*WHAT IS NEEDED*:
Quote, with no changes, the lines that run from the top of the material to the line with "0.44, 0.462, 0.50, 0.55, 0.585, 0.615, 0.645]", both included.

*GIVEN INFORMATION*:
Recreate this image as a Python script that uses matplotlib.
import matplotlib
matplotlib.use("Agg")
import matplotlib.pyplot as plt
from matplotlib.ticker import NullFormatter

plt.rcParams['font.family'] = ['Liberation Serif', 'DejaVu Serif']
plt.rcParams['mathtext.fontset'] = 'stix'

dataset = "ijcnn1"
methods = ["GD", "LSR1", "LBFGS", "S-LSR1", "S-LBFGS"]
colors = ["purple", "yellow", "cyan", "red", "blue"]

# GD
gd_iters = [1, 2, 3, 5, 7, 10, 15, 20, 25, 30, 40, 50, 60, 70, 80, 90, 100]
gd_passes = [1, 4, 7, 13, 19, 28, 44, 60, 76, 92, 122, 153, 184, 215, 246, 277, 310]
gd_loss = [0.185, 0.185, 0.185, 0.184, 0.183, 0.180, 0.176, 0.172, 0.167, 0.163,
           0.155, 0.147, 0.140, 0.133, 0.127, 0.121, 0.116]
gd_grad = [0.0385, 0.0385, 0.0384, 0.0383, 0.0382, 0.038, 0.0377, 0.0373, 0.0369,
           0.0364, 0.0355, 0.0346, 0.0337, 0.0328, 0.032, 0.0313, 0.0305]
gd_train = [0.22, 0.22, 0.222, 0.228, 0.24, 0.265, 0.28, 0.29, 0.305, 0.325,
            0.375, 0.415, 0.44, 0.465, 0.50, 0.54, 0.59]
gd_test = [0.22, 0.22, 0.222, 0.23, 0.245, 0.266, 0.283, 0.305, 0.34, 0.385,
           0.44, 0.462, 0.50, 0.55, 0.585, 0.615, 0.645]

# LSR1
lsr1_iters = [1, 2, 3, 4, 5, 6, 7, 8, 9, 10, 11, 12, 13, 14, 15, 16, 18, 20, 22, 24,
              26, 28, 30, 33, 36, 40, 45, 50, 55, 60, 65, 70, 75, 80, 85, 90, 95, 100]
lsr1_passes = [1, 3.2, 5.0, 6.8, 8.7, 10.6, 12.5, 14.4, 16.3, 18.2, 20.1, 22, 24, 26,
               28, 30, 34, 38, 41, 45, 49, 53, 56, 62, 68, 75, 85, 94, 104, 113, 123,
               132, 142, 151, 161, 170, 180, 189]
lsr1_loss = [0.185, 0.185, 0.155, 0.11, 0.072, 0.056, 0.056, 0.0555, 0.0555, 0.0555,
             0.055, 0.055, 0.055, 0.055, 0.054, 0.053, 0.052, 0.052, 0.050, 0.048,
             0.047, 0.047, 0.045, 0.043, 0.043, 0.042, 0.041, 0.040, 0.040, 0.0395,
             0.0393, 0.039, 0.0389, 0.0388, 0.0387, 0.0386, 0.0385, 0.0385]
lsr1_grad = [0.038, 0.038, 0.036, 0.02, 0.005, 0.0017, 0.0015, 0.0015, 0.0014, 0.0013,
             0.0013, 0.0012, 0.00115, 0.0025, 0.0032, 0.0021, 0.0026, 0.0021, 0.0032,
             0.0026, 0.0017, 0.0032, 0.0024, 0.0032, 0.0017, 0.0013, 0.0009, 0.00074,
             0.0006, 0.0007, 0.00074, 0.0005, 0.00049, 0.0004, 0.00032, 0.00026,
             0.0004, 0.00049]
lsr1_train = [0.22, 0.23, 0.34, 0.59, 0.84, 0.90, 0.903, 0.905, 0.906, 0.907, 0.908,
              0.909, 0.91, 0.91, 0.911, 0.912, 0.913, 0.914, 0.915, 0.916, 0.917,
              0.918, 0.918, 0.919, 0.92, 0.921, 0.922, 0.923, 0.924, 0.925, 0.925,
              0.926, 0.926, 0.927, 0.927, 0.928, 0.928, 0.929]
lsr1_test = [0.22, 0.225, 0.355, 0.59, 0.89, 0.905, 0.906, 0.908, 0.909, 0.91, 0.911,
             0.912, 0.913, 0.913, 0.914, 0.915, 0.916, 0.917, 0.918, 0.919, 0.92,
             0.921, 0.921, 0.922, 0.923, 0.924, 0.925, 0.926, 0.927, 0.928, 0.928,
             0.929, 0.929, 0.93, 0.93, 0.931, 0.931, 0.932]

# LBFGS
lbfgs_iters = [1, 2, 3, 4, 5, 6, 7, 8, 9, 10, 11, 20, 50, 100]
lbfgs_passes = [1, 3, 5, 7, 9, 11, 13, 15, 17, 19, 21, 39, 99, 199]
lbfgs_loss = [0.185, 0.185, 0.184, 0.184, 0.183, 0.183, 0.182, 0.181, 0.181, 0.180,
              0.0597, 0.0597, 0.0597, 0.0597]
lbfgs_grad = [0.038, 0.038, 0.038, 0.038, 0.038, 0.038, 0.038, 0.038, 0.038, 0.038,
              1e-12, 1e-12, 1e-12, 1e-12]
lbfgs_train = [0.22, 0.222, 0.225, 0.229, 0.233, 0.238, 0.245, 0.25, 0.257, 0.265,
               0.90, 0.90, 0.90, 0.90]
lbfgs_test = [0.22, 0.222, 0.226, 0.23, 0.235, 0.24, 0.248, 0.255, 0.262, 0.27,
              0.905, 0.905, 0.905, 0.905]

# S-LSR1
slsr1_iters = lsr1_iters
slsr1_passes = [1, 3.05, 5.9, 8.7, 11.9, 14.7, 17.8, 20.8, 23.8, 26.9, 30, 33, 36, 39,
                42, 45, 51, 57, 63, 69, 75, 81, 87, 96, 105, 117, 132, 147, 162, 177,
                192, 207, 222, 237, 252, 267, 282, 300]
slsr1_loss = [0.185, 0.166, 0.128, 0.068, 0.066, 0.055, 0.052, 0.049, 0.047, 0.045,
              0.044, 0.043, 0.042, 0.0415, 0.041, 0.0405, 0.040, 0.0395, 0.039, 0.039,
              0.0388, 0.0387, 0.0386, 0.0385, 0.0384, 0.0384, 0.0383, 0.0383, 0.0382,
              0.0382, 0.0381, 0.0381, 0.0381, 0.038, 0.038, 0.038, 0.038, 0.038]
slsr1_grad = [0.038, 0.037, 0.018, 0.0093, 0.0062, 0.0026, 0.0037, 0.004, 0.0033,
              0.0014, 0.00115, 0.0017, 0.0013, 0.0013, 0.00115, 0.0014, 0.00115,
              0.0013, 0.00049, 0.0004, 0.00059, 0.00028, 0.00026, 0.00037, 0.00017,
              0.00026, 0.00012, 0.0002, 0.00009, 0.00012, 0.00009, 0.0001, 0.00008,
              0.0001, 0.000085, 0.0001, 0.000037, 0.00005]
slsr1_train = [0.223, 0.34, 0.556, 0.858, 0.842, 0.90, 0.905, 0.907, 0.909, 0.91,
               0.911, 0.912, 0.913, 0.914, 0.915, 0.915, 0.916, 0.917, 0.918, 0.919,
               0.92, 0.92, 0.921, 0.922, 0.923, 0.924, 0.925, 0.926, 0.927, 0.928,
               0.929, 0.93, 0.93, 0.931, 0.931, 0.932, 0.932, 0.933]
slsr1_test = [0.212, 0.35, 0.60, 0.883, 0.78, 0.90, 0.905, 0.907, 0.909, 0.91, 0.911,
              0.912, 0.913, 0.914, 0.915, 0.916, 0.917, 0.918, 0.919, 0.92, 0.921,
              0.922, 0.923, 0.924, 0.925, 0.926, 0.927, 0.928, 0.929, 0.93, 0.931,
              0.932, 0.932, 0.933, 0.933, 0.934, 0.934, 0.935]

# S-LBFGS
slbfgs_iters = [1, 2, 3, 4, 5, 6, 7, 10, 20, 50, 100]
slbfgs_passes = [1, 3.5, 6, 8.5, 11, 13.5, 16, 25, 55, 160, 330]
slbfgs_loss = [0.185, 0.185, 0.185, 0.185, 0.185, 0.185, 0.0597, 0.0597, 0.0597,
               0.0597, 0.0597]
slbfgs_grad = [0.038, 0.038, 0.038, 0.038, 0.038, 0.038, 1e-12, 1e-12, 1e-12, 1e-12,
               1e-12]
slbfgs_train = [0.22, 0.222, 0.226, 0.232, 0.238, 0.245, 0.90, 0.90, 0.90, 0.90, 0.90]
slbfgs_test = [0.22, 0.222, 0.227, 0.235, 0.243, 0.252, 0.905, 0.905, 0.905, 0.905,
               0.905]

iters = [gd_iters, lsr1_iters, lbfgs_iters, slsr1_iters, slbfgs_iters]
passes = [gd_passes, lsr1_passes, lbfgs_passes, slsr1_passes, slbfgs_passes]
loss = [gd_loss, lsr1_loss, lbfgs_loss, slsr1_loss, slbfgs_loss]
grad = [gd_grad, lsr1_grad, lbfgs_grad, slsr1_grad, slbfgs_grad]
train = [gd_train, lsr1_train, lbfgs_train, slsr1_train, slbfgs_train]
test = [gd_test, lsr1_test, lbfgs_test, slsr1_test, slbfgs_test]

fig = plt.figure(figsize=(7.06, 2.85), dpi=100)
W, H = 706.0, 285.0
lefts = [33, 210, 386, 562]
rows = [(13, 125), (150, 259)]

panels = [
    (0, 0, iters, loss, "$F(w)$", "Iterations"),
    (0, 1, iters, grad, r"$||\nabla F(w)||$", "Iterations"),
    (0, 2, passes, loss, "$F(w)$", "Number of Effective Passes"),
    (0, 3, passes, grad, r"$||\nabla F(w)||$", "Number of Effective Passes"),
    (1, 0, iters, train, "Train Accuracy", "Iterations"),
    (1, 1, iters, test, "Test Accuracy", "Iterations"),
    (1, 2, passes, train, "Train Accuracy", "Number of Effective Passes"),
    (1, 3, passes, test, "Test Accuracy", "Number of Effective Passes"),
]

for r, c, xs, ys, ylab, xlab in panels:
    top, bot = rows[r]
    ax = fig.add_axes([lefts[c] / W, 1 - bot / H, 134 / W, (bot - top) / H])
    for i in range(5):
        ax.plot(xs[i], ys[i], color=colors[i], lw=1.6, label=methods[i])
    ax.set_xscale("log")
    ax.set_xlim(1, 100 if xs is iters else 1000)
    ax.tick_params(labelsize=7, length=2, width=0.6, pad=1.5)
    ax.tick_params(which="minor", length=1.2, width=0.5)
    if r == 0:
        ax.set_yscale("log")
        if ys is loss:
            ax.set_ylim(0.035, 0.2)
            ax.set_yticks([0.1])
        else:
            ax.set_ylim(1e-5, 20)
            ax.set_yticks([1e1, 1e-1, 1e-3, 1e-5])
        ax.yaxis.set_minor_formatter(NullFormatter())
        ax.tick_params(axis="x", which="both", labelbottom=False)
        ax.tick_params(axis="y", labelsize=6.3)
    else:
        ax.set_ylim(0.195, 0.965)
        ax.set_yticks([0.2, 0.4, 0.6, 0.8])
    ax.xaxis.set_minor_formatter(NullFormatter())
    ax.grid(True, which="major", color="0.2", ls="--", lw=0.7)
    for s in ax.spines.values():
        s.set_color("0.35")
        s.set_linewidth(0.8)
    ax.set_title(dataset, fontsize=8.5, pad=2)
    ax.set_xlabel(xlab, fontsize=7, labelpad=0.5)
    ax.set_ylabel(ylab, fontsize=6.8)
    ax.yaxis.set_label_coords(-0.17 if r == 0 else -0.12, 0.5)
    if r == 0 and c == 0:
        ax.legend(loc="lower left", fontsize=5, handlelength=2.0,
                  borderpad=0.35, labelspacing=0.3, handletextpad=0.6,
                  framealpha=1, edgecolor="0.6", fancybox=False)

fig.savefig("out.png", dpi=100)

*WORKED SOLUTION*:
Recreate this image as a Python script that uses matplotlib.
import matplotlib
matplotlib.use("Agg")
import matplotlib.pyplot as plt
from matplotlib.ticker import NullFormatter

plt.rcParams['font.family'] = ['Liberation Serif', 'DejaVu Serif']
plt.rcParams['mathtext.fontset'] = 'stix'

dataset = "ijcnn1"
methods = ["GD", "LSR1", "LBFGS", "S-LSR1", "S-LBFGS"]
colors = ["purple", "yellow", "cyan", "red", "blue"]

# GD
gd_iters = [1, 2, 3, 5, 7, 10, 15, 20, 25, 30, 40, 50, 60, 70, 80, 90, 100]
gd_passes = [1, 4, 7, 13, 19, 28, 44, 60, 76, 92, 122, 153, 184, 215, 246, 277, 310]
gd_loss = [0.185, 0.185, 0.185, 0.184, 0.183, 0.180, 0.176, 0.172, 0.167, 0.163,
           0.155, 0.147, 0.140, 0.133, 0.127, 0.121, 0.116]
gd_grad = [0.0385, 0.0385, 0.0384, 0.0383, 0.0382, 0.038, 0.0377, 0.0373, 0.0369,
           0.0364, 0.0355, 0.0346, 0.0337, 0.0328, 0.032, 0.0313, 0.0305]
gd_train = [0.22, 0.22, 0.222, 0.228, 0.24, 0.265, 0.28, 0.29, 0.305, 0.325,
            0.375, 0.415, 0.44, 0.465, 0.50, 0.54, 0.59]
gd_test = [0.22, 0.22, 0.222, 0.23, 0.245, 0.266, 0.283, 0.305, 0.34, 0.385,
           0.44, 0.462, 0.50, 0.55, 0.585, 0.615, 0.645]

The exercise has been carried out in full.